Maeve Brennan ist eine in London lebende Künstlerin und Filmemacherin. Sie arbeitet mit Bewegtbild, Installation, Skulptur und Printmedien um die politische und historische Resonanz von Material und Ort zu erforschen. Sie entwickelt Langzeituntersuchungen, die von persönlichen Begegnungen geleitet werden, und greift dabei auf Expertenwissen, das eine materielle Praxis umfasst, z.B. von Geolog*innen, Archäolog*innen, Architekt*innen oder Restaurator*innen, mit einem besonderen Schwerpunkt auf Reparatur, zurück.
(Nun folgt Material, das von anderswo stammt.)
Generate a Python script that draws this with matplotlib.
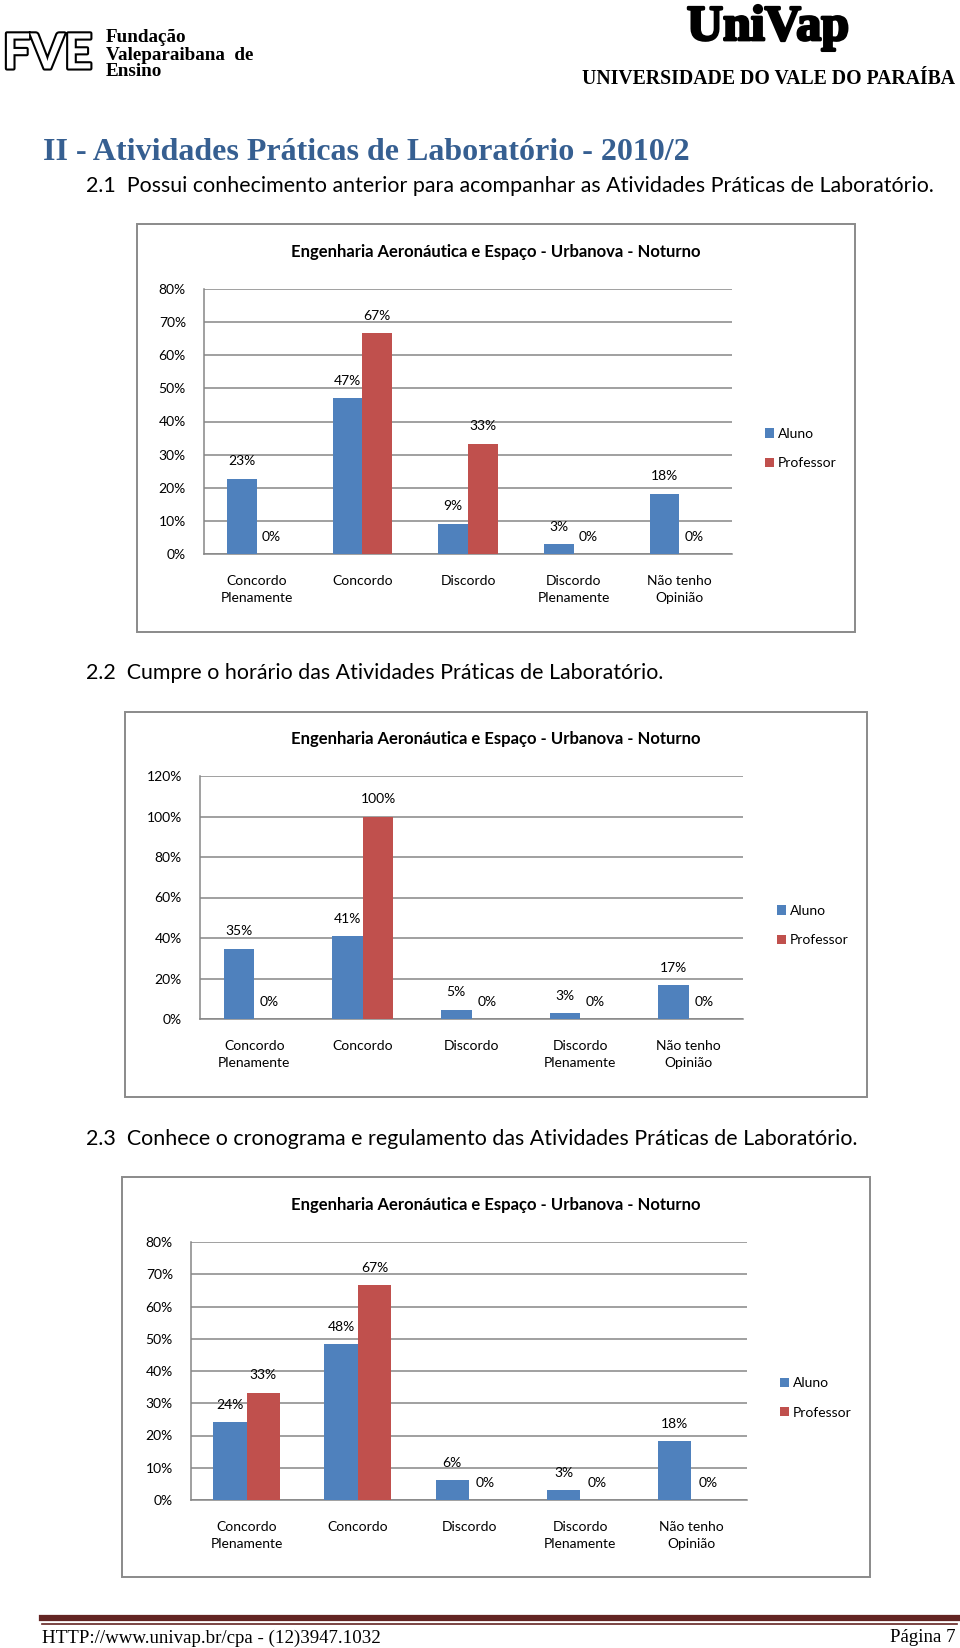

In „An Excavation“ (2022) arbeitet sie mit dem forensischen Archäologen Dr. Christos Tsirogiannis zusammen, um internationale Untergrundnetzwerke aufspüren, die die Plünderung, den Schmuggel und den Verkauf kultureller Artefakte erleichtern.

KARIMAH ASHADU

Die Filmkünstlerin Karimah Ashadu setzt sich mit Lebens- und Arbeitsbedingungen, Patriarchat und Vorstellungen von Unabhängigkeit im sozioökonomischen und kulturellen Kontext Nigerias und Westafrikas auseinander. In der SCHIRN zeigt Ashadu ihren Film Plateau (2021, 30 Min.), benannt nach dem nigerianischen Bundesstaat Jos-Plateau. Die Videoarbeit begleitet eine Gruppe von Bergmännern, die in dieser Region illegal Zinn und Kolumbit abbauen und eröffnet einen postkolonialen Diskurs. Nach dem Ende des im Kolonialismus begründeten Handels mit den Mineralien 1985 wurden dort viele Unternehmen geschlossen und die Arbeiter entlassen. Das erworbene Wissen wurde jedoch weitergegeben und es formierten sich unabhängige Gemeinschaften, um erneut nach Mineralien zu schürfen. Plateau porträtiert Arbeiter, Dorfbewohner und Landbesitzer, die über die Zerstörung der Landschaft, Ungerechtigkeit und die Gefahren des Zinnabbaus reflektieren. Im Vordergrund steht jedoch das Streben nach Unabhängigkeit durch Arbeit. Ashadu lenkt dabei den Blick unverklärt auf die Schönheit der zerfurchten Landschaft und kreiert ein reales Bild der gefährlichen Arbeitsbedingungen, ohne zu moralisieren.